The Mount Kenya Wildlife Conservancy in Nanyuki this month imported four male bongos from the European Association of Zoos and Aquaria via the Czech Republic, supplementing a herd that has grown to 102 since the conservancy’s founding in 2004. The new arrivals, still in quarantine, will interbreed with descendants of 18 bongos originally sent from the United States, a move intended to counteract the risks of inbreeding.
“We want bongos that are not only strong in body, but strong in the genes they pass to the next generation,” said Dr. Robert Aruho, the conservancy’s head.
The reintroduction is the latest step in a multi-decade effort to rescue the species. Thousands of bongos died in disease outbreaks in the 1960s, sharply reducing the population. In the 1980s, conservationist Don Hunt exported 36 of the animals to the United States as an insurance population, with the goal of one day returning them to the wild.

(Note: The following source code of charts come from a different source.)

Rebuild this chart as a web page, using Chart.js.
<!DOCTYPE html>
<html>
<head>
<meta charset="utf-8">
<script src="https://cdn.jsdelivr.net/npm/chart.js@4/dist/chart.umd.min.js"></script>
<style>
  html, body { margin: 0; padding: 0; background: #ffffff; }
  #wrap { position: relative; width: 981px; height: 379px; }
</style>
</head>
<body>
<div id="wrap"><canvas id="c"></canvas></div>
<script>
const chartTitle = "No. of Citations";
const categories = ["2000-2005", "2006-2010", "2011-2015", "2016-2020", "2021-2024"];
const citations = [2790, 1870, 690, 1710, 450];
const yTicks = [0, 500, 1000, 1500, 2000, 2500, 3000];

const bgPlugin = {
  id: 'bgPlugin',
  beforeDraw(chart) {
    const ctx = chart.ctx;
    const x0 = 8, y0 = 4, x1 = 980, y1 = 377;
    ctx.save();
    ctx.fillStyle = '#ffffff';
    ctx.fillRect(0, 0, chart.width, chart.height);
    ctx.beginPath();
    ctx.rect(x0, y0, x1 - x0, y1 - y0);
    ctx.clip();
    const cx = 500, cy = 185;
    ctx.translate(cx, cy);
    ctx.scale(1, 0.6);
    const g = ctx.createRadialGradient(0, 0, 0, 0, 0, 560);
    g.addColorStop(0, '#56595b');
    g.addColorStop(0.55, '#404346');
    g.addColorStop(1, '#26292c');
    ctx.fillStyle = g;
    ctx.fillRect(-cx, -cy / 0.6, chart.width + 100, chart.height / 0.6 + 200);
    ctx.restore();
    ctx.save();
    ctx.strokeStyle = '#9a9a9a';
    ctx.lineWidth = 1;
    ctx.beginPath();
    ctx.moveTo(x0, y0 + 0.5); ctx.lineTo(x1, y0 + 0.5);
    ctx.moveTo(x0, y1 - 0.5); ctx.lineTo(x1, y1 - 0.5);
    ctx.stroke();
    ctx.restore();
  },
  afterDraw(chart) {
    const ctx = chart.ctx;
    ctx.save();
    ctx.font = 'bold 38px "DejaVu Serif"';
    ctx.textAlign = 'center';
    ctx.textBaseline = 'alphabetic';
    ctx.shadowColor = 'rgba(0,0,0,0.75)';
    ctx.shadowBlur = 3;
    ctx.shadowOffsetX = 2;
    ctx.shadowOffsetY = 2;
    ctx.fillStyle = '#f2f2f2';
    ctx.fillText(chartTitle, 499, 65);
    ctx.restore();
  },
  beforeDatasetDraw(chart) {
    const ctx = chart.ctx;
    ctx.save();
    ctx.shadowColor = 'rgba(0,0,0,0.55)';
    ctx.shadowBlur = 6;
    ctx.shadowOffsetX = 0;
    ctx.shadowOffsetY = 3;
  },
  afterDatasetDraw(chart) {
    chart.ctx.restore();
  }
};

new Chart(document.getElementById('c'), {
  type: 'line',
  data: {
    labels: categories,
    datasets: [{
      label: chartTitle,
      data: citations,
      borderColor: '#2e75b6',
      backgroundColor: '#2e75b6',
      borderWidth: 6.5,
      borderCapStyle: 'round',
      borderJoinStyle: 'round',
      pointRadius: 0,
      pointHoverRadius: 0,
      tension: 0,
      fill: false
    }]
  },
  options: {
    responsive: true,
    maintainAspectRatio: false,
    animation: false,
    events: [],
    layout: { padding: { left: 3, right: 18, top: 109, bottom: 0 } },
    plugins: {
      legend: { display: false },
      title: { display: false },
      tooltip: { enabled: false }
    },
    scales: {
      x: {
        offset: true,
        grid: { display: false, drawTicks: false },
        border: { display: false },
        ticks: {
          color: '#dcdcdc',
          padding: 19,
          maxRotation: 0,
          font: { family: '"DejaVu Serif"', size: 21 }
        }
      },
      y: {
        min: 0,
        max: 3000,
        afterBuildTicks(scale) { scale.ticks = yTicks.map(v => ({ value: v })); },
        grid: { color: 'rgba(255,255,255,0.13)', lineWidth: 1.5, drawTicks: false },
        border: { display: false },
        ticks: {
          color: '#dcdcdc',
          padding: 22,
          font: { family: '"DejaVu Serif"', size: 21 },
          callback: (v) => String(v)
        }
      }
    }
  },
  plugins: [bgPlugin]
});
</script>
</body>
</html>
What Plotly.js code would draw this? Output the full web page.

In 2004, 18 descendants of that captive group arrived at the newly opened Mount Kenya Wildlife Conservancy, and they have since interbred to form the current herd.
The last wild bongo was seen in Mount Kenya’s forests in 1994. The conservancy released its first 10 bongos back into the wild in 2022, and they now roam among orange climber vines and shrubs that are among their preferred foods. The bongo’s distinctive white stripes can make it surprisingly hard to spot.
“When a bongo stands behind a green bush, they are completely camouflaged, you can never see them,” Aruho said. “They are like ghosts of the forest, you can’t easily see a bongo when it is in the bush.”
Andrew Mulani, the conservancy’s bongo program assistant, said the animals are monitored for months before release to ensure that the shyest individuals are chosen, as docile bongos would be vulnerable to predators. The birth of a fourth wild calf last year was his most fulfilling moment, he said — an indication that the antelope are beginning to thrive on their own.
Caroline Makena, 33, grew up in the Mount Kenya region hearing stories from her grandmother about how the community prized bongos as bushmeat. But she never saw one until she came to work as a gardener at the conservancy.
“I never knew the bongos were this beautiful, and I think my community loved them not just for the meat but because of their beauty,” she said.
The bongo’s slow reproduction — a nine-month gestation period — and its sensitivity to certain plants and weather conditions have made population recovery challenging. The conservancy supplements the animals’ shrub diet with nutrient-rich pellets and continuously works to strengthen their immunity to disease.
Thousands of tourists who visit the conservancy each year marvel at the antelope’s spiraled horns. As the reintroduction effort gains ground, conservationists hope the ghost of the forest becomes a more common sight in Kenya’s highland woods.